• Data excerpt:
= = =
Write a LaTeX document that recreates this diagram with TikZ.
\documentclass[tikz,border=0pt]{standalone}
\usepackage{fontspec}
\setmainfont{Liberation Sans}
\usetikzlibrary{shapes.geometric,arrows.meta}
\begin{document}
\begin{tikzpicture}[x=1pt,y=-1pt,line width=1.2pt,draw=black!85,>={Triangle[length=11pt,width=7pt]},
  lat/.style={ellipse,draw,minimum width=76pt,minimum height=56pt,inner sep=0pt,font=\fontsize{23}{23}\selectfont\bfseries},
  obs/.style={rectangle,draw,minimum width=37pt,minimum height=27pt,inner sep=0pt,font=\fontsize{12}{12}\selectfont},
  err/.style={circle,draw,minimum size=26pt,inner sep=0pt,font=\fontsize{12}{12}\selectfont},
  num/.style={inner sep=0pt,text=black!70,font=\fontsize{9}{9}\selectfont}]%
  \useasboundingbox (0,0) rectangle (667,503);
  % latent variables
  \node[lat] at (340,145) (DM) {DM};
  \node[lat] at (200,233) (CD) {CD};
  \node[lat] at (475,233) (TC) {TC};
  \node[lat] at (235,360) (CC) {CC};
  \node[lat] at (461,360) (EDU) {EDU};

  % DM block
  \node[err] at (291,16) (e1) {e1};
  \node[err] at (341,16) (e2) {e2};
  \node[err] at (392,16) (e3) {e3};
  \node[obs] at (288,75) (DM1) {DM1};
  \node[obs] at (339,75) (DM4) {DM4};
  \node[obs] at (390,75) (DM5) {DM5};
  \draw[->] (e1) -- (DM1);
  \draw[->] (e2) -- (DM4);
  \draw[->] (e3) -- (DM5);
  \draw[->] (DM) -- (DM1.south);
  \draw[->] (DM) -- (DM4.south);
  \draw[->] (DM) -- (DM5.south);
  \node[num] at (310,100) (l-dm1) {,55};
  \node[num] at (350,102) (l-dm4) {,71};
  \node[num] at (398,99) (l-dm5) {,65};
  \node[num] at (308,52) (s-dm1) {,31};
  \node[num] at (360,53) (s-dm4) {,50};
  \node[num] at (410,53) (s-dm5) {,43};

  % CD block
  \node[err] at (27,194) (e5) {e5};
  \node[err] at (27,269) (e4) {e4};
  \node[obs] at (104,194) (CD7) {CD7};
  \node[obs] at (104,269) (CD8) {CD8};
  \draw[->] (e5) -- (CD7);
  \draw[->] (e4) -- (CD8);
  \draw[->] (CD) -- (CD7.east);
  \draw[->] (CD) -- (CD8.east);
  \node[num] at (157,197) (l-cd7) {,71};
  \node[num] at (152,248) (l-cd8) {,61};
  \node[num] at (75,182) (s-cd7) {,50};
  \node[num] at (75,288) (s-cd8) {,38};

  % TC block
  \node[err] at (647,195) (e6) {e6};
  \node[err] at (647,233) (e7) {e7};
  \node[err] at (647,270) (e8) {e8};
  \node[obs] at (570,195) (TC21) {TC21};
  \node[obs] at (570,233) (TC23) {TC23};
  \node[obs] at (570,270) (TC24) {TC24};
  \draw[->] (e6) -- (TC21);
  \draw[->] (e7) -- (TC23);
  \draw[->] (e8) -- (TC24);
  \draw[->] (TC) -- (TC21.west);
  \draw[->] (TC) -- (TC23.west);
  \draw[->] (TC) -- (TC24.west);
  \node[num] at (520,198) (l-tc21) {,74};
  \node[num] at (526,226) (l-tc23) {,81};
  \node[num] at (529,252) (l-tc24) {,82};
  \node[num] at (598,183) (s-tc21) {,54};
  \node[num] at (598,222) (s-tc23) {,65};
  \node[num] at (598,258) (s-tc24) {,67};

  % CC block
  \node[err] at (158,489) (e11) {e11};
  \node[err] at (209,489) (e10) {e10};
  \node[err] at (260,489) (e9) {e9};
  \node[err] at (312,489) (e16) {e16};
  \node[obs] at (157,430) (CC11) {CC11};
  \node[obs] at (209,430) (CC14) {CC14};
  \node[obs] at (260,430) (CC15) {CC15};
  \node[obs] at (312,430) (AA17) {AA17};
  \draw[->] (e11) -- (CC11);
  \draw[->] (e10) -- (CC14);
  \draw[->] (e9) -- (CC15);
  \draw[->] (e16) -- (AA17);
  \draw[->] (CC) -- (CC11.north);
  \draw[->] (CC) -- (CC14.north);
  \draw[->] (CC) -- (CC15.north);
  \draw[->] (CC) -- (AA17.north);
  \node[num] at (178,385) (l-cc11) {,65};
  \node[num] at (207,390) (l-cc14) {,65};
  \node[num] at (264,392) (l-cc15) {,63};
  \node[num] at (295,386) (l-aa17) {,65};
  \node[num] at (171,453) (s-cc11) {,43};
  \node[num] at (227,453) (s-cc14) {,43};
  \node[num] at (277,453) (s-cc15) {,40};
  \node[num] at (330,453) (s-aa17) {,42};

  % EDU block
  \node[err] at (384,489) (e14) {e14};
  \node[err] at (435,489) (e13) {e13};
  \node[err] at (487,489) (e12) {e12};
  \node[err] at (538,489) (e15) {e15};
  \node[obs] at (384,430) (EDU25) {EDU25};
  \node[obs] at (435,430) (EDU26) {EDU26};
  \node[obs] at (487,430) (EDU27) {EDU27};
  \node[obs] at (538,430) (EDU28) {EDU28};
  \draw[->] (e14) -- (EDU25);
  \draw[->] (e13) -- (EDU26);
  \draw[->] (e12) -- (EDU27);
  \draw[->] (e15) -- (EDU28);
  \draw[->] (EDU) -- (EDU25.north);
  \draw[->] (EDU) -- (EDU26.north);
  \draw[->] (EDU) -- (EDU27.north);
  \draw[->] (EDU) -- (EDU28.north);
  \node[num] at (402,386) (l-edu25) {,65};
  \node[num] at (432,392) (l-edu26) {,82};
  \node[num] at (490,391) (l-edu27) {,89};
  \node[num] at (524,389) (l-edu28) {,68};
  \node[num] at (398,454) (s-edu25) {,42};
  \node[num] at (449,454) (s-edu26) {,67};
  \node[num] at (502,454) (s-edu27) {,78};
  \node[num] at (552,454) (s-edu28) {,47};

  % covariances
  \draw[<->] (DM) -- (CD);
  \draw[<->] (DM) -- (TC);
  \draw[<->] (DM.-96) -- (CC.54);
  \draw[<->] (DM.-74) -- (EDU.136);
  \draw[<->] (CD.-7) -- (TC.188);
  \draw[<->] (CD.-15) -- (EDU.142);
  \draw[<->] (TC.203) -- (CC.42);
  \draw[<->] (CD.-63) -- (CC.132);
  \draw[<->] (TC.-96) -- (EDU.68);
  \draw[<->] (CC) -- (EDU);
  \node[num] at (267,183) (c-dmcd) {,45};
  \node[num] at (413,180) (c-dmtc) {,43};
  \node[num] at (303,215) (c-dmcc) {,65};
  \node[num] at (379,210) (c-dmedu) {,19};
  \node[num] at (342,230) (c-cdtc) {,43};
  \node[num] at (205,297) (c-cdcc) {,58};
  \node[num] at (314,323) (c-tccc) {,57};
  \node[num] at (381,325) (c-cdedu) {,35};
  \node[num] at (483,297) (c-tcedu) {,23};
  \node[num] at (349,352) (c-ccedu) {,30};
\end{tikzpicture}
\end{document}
= = =
Restate the data above word for word, please.

• Answer for the task:
Write a LaTeX document that recreates this diagram with TikZ.
\documentclass[tikz,border=0pt]{standalone}
\usepackage{fontspec}
\setmainfont{Liberation Sans}
\usetikzlibrary{shapes.geometric,arrows.meta}
\begin{document}
\begin{tikzpicture}[x=1pt,y=-1pt,line width=1.2pt,draw=black!85,>={Triangle[length=11pt,width=7pt]},
  lat/.style={ellipse,draw,minimum width=76pt,minimum height=56pt,inner sep=0pt,font=\fontsize{23}{23}\selectfont\bfseries},
  obs/.style={rectangle,draw,minimum width=37pt,minimum height=27pt,inner sep=0pt,font=\fontsize{12}{12}\selectfont},
  err/.style={circle,draw,minimum size=26pt,inner sep=0pt,font=\fontsize{12}{12}\selectfont},
  num/.style={inner sep=0pt,text=black!70,font=\fontsize{9}{9}\selectfont}]%
  \useasboundingbox (0,0) rectangle (667,503);
  % latent variables
  \node[lat] at (340,145) (DM) {DM};
  \node[lat] at (200,233) (CD) {CD};
  \node[lat] at (475,233) (TC) {TC};
  \node[lat] at (235,360) (CC) {CC};
  \node[lat] at (461,360) (EDU) {EDU};

  % DM block
  \node[err] at (291,16) (e1) {e1};
  \node[err] at (341,16) (e2) {e2};
  \node[err] at (392,16) (e3) {e3};
  \node[obs] at (288,75) (DM1) {DM1};
  \node[obs] at (339,75) (DM4) {DM4};
  \node[obs] at (390,75) (DM5) {DM5};
  \draw[->] (e1) -- (DM1);
  \draw[->] (e2) -- (DM4);
  \draw[->] (e3) -- (DM5);
  \draw[->] (DM) -- (DM1.south);
  \draw[->] (DM) -- (DM4.south);
  \draw[->] (DM) -- (DM5.south);
  \node[num] at (310,100) (l-dm1) {,55};
  \node[num] at (350,102) (l-dm4) {,71};
  \node[num] at (398,99) (l-dm5) {,65};
  \node[num] at (308,52) (s-dm1) {,31};
  \node[num] at (360,53) (s-dm4) {,50};
  \node[num] at (410,53) (s-dm5) {,43};

  % CD block
  \node[err] at (27,194) (e5) {e5};
  \node[err] at (27,269) (e4) {e4};
  \node[obs] at (104,194) (CD7) {CD7};
  \node[obs] at (104,269) (CD8) {CD8};
  \draw[->] (e5) -- (CD7);
  \draw[->] (e4) -- (CD8);
  \draw[->] (CD) -- (CD7.east);
  \draw[->] (CD) -- (CD8.east);
  \node[num] at (157,197) (l-cd7) {,71};
  \node[num] at (152,248) (l-cd8) {,61};
  \node[num] at (75,182) (s-cd7) {,50};
  \node[num] at (75,288) (s-cd8) {,38};

  % TC block
  \node[err] at (647,195) (e6) {e6};
  \node[err] at (647,233) (e7) {e7};
  \node[err] at (647,270) (e8) {e8};
  \node[obs] at (570,195) (TC21) {TC21};
  \node[obs] at (570,233) (TC23) {TC23};
  \node[obs] at (570,270) (TC24) {TC24};
  \draw[->] (e6) -- (TC21);
  \draw[->] (e7) -- (TC23);
  \draw[->] (e8) -- (TC24);
  \draw[->] (TC) -- (TC21.west);
  \draw[->] (TC) -- (TC23.west);
  \draw[->] (TC) -- (TC24.west);
  \node[num] at (520,198) (l-tc21) {,74};
  \node[num] at (526,226) (l-tc23) {,81};
  \node[num] at (529,252) (l-tc24) {,82};
  \node[num] at (598,183) (s-tc21) {,54};
  \node[num] at (598,222) (s-tc23) {,65};
  \node[num] at (598,258) (s-tc24) {,67};

  % CC block
  \node[err] at (158,489) (e11) {e11};
  \node[err] at (209,489) (e10) {e10};
  \node[err] at (260,489) (e9) {e9};
  \node[err] at (312,489) (e16) {e16};
  \node[obs] at (157,430) (CC11) {CC11};
  \node[obs] at (209,430) (CC14) {CC14};
  \node[obs] at (260,430) (CC15) {CC15};
  \node[obs] at (312,430) (AA17) {AA17};
  \draw[->] (e11) -- (CC11);
  \draw[->] (e10) -- (CC14);
  \draw[->] (e9) -- (CC15);
  \draw[->] (e16) -- (AA17);
  \draw[->] (CC) -- (CC11.north);
  \draw[->] (CC) -- (CC14.north);
  \draw[->] (CC) -- (CC15.north);
  \draw[->] (CC) -- (AA17.north);
  \node[num] at (178,385) (l-cc11) {,65};
  \node[num] at (207,390) (l-cc14) {,65};
  \node[num] at (264,392) (l-cc15) {,63};
  \node[num] at (295,386) (l-aa17) {,65};
  \node[num] at (171,453) (s-cc11) {,43};
  \node[num] at (227,453) (s-cc14) {,43};
  \node[num] at (277,453) (s-cc15) {,40};
  \node[num] at (330,453) (s-aa17) {,42};

  % EDU block
  \node[err] at (384,489) (e14) {e14};
  \node[err] at (435,489) (e13) {e13};
  \node[err] at (487,489) (e12) {e12};
  \node[err] at (538,489) (e15) {e15};
  \node[obs] at (384,430) (EDU25) {EDU25};
  \node[obs] at (435,430) (EDU26) {EDU26};
  \node[obs] at (487,430) (EDU27) {EDU27};
  \node[obs] at (538,430) (EDU28) {EDU28};
  \draw[->] (e14) -- (EDU25);
  \draw[->] (e13) -- (EDU26);
  \draw[->] (e12) -- (EDU27);
  \draw[->] (e15) -- (EDU28);
  \draw[->] (EDU) -- (EDU25.north);
  \draw[->] (EDU) -- (EDU26.north);
  \draw[->] (EDU) -- (EDU27.north);
  \draw[->] (EDU) -- (EDU28.north);
  \node[num] at (402,386) (l-edu25) {,65};
  \node[num] at (432,392) (l-edu26) {,82};
  \node[num] at (490,391) (l-edu27) {,89};
  \node[num] at (524,389) (l-edu28) {,68};
  \node[num] at (398,454) (s-edu25) {,42};
  \node[num] at (449,454) (s-edu26) {,67};
  \node[num] at (502,454) (s-edu27) {,78};
  \node[num] at (552,454) (s-edu28) {,47};

  % covariances
  \draw[<->] (DM) -- (CD);
  \draw[<->] (DM) -- (TC);
  \draw[<->] (DM.-96) -- (CC.54);
  \draw[<->] (DM.-74) -- (EDU.136);
  \draw[<->] (CD.-7) -- (TC.188);
  \draw[<->] (CD.-15) -- (EDU.142);
  \draw[<->] (TC.203) -- (CC.42);
  \draw[<->] (CD.-63) -- (CC.132);
  \draw[<->] (TC.-96) -- (EDU.68);
  \draw[<->] (CC) -- (EDU);
  \node[num] at (267,183) (c-dmcd) {,45};
  \node[num] at (413,180) (c-dmtc) {,43};
  \node[num] at (303,215) (c-dmcc) {,65};
  \node[num] at (379,210) (c-dmedu) {,19};
  \node[num] at (342,230) (c-cdtc) {,43};
  \node[num] at (205,297) (c-cdcc) {,58};
  \node[num] at (314,323) (c-tccc) {,57};
  \node[num] at (381,325) (c-cdedu) {,35};
  \node[num] at (483,297) (c-tcedu) {,23};
  \node[num] at (349,352) (c-ccedu) {,30};
\end{tikzpicture}
\end{document}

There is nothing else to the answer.